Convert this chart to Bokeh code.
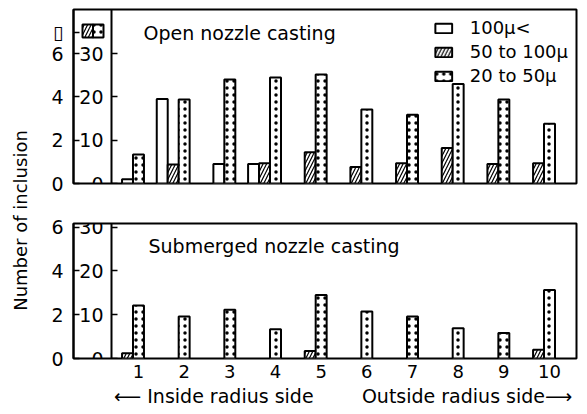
from bokeh.plotting import figure
from bokeh.models import (ColumnDataSource, Range1d, LinearAxis, FixedTicker,
                          Legend, LegendItem, Label, Title)
from bokeh.layouts import row, column
from bokeh.embed import file_html
from bokeh.resources import INLINE

# ---------------- data ----------------
positions = [1, 2, 3, 4, 5, 6, 7, 8, 9, 10]
tick_labels = ["1", "2", "3", "4", "5", "6", "7", "8", "9", "10"]
series_names = ["100\u03bc<", "50 to 100\u03bc", "20 to 50\u03bc"]
outer_ticks = [0, 2, 4, 6]          # scale for 100u< (white bars)
inner_ticks = [0, 10, 20, 30]       # scale for hatched / dotted bars

# Open nozzle casting
open_large = [0.2, 3.9, 0.9, 0.9, 0, 0, 0, 0, 0, 0]            # outer scale
open_medium = [0, 4.4, 0, 4.7, 7.2, 3.8, 4.7, 8.2, 4.5, 4.7]    # inner scale
open_small = [6.7, 19.4, 24.0, 24.5, 25.2, 17.1, 15.9, 23.0, 19.4, 13.8]

# Submerged nozzle casting
sub_large = [0, 0, 0, 0, 0, 0, 0, 0, 0, 0]
sub_medium = [1.2, 0, 0, 0, 1.7, 0, 0, 0, 0, 2.0]
sub_small = [12.1, 9.6, 11.1, 6.7, 14.5, 10.7, 9.6, 6.9, 5.8, 15.6]

# ---------------- layout / style ----------------
FONT = "DejaVu Sans"
LABEL_W = 34
PANEL_W = 587 - LABEL_W
FRAME_L, FRAME_R = 73, 576          # window px
X_START, X_END = -0.423, 10.591
BAR_W = 0.24
RATIO = 5.0                          # inner / outer scale factor
KEY_TICK = 7                         # outer-axis slot used for the open-box key


def px2x(px):
    return X_START + (px - FRAME_L) / (FRAME_R - FRAME_L) * (X_END - X_START)


INNER_X = px2x(111)


def packed(large, medium, small):
    """dotted bar centred on the tick, other non-zero bars packed to its left"""
    res = {"l": ([], []), "m": ([], []), "s": ([], [])}
    for x, l, m, s in zip(positions, large, medium, small):
        if s > 0:
            res["s"][0].append(x); res["s"][1].append(s)
        slot = x - BAR_W
        if m > 0:
            res["m"][0].append(slot); res["m"][1].append(m)
            slot -= BAR_W
        if l > 0:
            res["l"][0].append(slot); res["l"][1].append(l)
    return res


BAR_STYLE = dict(line_color="black", line_width=2, fill_color="white")
MED_STYLE = dict(hatch_pattern="/", hatch_color="black", hatch_scale=7, hatch_weight=1.2)
SMALL_STYLE = dict(hatch_pattern=".", hatch_color="black", hatch_scale=7, hatch_weight=1)

AXIS_STYLE = dict(minor_tick_in=0, minor_tick_out=0, axis_line_width=2,
                  major_tick_line_width=1.5, major_label_text_font=FONT,
                  major_label_text_font_size="19px", major_label_text_color="black")


def make_panel(large, medium, small, y_end, height, top_b, bot_b, frame_top,
               frame_bot, title_text, title_px, xaxis, legend, key):
    p = figure(width=PANEL_W, height=height, toolbar_location=None,
               output_backend="svg", x_range=Range1d(X_START, X_END),
               y_range=Range1d(0, y_end),
               x_axis_location="below" if xaxis else None,
               y_axis_location=None,
               min_border_left=FRAME_L - LABEL_W, min_border_right=587 - FRAME_R,
               min_border_top=top_b, min_border_bottom=bot_b)
    p.extra_y_ranges = {"outer": Range1d(0, y_end / RATIO)}
    p.outline_line_color = "black"
    p.outline_line_width = 2
    p.grid.visible = False
    p.background_fill_color = "white"

    def py2y(py):
        return (frame_bot - py) / (frame_bot - frame_top) * y_end

    bars = packed(large, medium, small)
    src = ColumnDataSource(dict(x=bars["l"][0], top=bars["l"][1]))
    r_l = p.vbar(x="x", top="top", width=BAR_W, source=src, y_range_name="outer", **BAR_STYLE)
    src = ColumnDataSource(dict(x=bars["m"][0], top=bars["m"][1]))
    r_m = p.vbar(x="x", top="top", width=BAR_W, source=src, **BAR_STYLE, **MED_STYLE)
    src = ColumnDataSource(dict(x=bars["s"][0], top=bars["s"][1]))
    r_s = p.vbar(x="x", top="top", width=BAR_W, source=src, **BAR_STYLE, **SMALL_STYLE)

    o_ticks = outer_ticks + ([KEY_TICK] if key else [])
    outer = LinearAxis(y_range_name="outer", ticker=FixedTicker(ticks=o_ticks),
                       major_tick_in=6, major_tick_out=0, major_label_standoff=10,
                       **AXIS_STYLE)
    if key:
        outer.major_label_overrides = {KEY_TICK: "\u25af"}
    p.add_layout(outer, "left")
    inner = LinearAxis(fixed_location=INNER_X, ticker=FixedTicker(ticks=inner_ticks),
                       major_tick_in=6, major_tick_out=0, major_label_standoff=8,
                       **AXIS_STYLE)
    p.add_layout(inner, "left")

    if xaxis:
        ax = p.xaxis[0]
        ax.ticker = FixedTicker(ticks=positions)
        ax.major_label_overrides = {pos: lab for pos, lab in zip(positions, tick_labels)}
        ax.major_tick_in = 0
        ax.major_tick_out = 0
        ax.minor_tick_in = 0
        ax.minor_tick_out = 0
        ax.axis_line_color = None
        ax.major_label_standoff = 6
        ax.major_label_text_font = FONT
        ax.major_label_text_font_size = "18px"
        ax.major_label_text_color = "black"
        gap = "\u00a0" * 8
        ax.axis_label = "\u00a0" * 6 + "\u27f5 Inside radius side" + gap + "Outside radius side\u27f6"
        ax.axis_label_standoff = 4
        ax.axis_label_text_font = FONT
        ax.axis_label_text_font_size = "19px"
        ax.axis_label_text_font_style = "normal"
        ax.axis_label_text_color = "black"

    p.add_layout(Label(x=px2x(title_px[0]), y=py2y(title_px[1]), text=title_text,
                       text_font=FONT, text_font_size="19px", text_baseline="middle",
                       text_align="left", text_color="black"))

    if legend:
        lg = Legend(items=[LegendItem(label=series_names[0], renderers=[r_l]),
                           LegendItem(label=series_names[1], renderers=[r_m]),
                           LegendItem(label=series_names[2], renderers=[r_s])],
                    location="top_right", glyph_width=21, glyph_height=12,
                    label_standoff=16, label_height=20, spacing=3, padding=2,
                    margin=8, border_line_color=None, background_fill_alpha=0,
                    label_text_font=FONT, label_text_font_size="18px",
                    label_text_color="black")
        p.add_layout(lg)

    if key:
        # scale key for the inner axis: hatched + dotted box
        y0, y1 = py2y(37), py2y(24)
        p.quad(left=[px2x(82)], right=[px2x(92.5)], bottom=[y0], top=[y1],
               **BAR_STYLE, **MED_STYLE)
        p.quad(left=[px2x(92.5)], right=[px2x(103)], bottom=[y0], top=[y1],
               **BAR_STYLE, **SMALL_STYLE)
    return p


top = make_panel(open_large, open_medium, open_small, y_end=40.2, height=203,
                 top_b=9, bot_b=20, frame_top=9, frame_bot=183,
                 title_text="Open nozzle casting", title_px=(143, 32),
                 xaxis=False, legend=True, key=True)
bottom = make_panel(sub_large, sub_medium, sub_small, y_end=30.8, height=211,
                    top_b=20, bot_b=56, frame_top=20, frame_bot=155,
                    title_text="Submerged nozzle casting", title_px=(148, 42),
                    xaxis=True, legend=False, key=False)

lab = figure(width=LABEL_W, height=414, toolbar_location=None, output_backend="svg",
             x_range=Range1d(0, 1), y_range=Range1d(0, 1),
             x_axis_location=None, y_axis_location=None,
             min_border_left=30, min_border_right=0, min_border_top=26,
             min_border_bottom=0)
lab.outline_line_color = None
lab.grid.visible = False
lab.add_layout(Title(text="Number of inclusion", align="center", text_font=FONT,
                     text_font_size="18px", text_font_style="normal",
                     text_color="black", standoff=0), "left")

layout = row(lab, column(top, bottom))
open("out.html", "w").write(file_html(layout, INLINE))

————————

■ **Given instruction**: Copy nothing but the lines from the top of the material through the line holding "6.9, 5.8, 15.6]", exactly as written; omit pictures.

■ **Output for this task**:
Convert this chart to Bokeh code.
from bokeh.plotting import figure
from bokeh.models import (ColumnDataSource, Range1d, LinearAxis, FixedTicker,
                          Legend, LegendItem, Label, Title)
from bokeh.layouts import row, column
from bokeh.embed import file_html
from bokeh.resources import INLINE

# ---------------- data ----------------
positions = [1, 2, 3, 4, 5, 6, 7, 8, 9, 10]
tick_labels = ["1", "2", "3", "4", "5", "6", "7", "8", "9", "10"]
series_names = ["100\u03bc<", "50 to 100\u03bc", "20 to 50\u03bc"]
outer_ticks = [0, 2, 4, 6]          # scale for 100u< (white bars)
inner_ticks = [0, 10, 20, 30]       # scale for hatched / dotted bars

# Open nozzle casting
open_large = [0.2, 3.9, 0.9, 0.9, 0, 0, 0, 0, 0, 0]            # outer scale
open_medium = [0, 4.4, 0, 4.7, 7.2, 3.8, 4.7, 8.2, 4.5, 4.7]    # inner scale
open_small = [6.7, 19.4, 24.0, 24.5, 25.2, 17.1, 15.9, 23.0, 19.4, 13.8]

# Submerged nozzle casting
sub_large = [0, 0, 0, 0, 0, 0, 0, 0, 0, 0]
sub_medium = [1.2, 0, 0, 0, 1.7, 0, 0, 0, 0, 2.0]
sub_small = [12.1, 9.6, 11.1, 6.7, 14.5, 10.7, 9.6, 6.9, 5.8, 15.6]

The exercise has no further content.